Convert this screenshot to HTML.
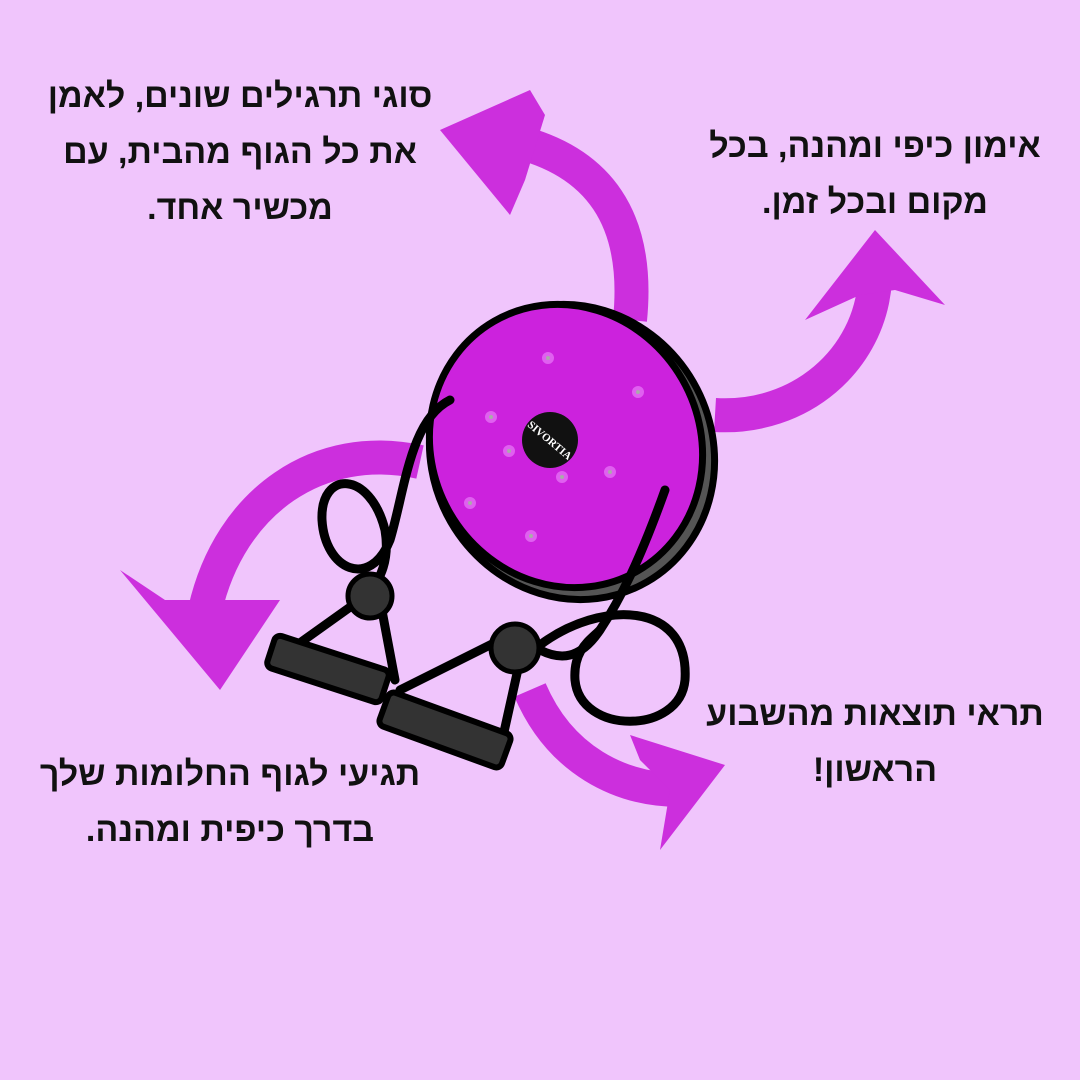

--

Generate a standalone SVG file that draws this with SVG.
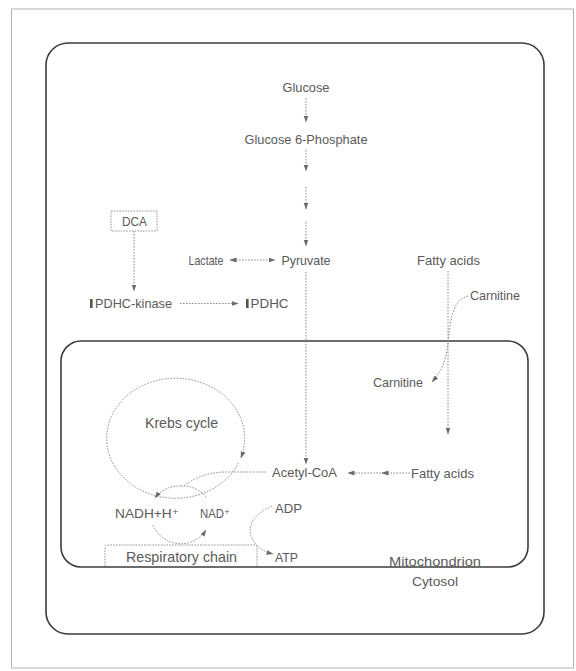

...

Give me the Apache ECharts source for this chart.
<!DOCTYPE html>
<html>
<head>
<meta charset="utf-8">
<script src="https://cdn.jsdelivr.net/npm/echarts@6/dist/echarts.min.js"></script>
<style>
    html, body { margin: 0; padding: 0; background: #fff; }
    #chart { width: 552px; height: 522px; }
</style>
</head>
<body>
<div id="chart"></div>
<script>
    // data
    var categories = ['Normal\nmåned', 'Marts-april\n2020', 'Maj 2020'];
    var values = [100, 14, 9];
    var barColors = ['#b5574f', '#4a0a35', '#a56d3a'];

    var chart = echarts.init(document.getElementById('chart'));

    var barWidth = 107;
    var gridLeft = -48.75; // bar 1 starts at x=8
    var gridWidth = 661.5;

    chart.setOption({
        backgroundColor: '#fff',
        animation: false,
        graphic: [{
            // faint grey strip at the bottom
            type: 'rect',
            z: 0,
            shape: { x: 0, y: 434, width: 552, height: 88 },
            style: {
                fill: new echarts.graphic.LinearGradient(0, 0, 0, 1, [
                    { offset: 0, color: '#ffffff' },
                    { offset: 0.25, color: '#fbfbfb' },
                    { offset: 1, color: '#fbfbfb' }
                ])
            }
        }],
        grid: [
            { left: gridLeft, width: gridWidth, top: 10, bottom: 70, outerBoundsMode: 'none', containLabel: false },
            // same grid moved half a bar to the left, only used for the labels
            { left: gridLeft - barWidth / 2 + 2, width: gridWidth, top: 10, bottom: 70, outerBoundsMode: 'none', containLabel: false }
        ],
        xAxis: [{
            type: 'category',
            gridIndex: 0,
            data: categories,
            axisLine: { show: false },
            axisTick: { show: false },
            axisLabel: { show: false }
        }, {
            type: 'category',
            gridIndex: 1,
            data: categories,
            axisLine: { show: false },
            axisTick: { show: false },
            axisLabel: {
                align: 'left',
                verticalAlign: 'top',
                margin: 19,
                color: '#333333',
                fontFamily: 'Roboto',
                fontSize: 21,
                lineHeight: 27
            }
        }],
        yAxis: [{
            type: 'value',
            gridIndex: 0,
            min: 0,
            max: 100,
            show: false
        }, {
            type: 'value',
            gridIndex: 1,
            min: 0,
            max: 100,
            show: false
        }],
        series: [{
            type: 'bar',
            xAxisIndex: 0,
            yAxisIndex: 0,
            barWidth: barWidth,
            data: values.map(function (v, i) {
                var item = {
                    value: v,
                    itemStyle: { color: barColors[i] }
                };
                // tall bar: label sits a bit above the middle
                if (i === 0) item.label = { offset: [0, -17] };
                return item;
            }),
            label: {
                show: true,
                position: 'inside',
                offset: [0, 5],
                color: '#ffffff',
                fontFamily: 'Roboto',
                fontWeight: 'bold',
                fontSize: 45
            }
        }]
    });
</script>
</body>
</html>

• _Your instructions_
Begin with the line containing "Give me the", end with the line containing "var chart = echarts.init(document.getElementById('chart'));", and transcribe exactly every line in that span, with nothing added.

• _Exercise answer_
Give me the Apache ECharts source for this chart.
<!DOCTYPE html>
<html>
<head>
<meta charset="utf-8">
<script src="https://cdn.jsdelivr.net/npm/echarts@6/dist/echarts.min.js"></script>
<style>
    html, body { margin: 0; padding: 0; background: #fff; }
    #chart { width: 552px; height: 522px; }
</style>
</head>
<body>
<div id="chart"></div>
<script>
    // data
    var categories = ['Normal\nmåned', 'Marts-april\n2020', 'Maj 2020'];
    var values = [100, 14, 9];
    var barColors = ['#b5574f', '#4a0a35', '#a56d3a'];

    var chart = echarts.init(document.getElementById('chart'));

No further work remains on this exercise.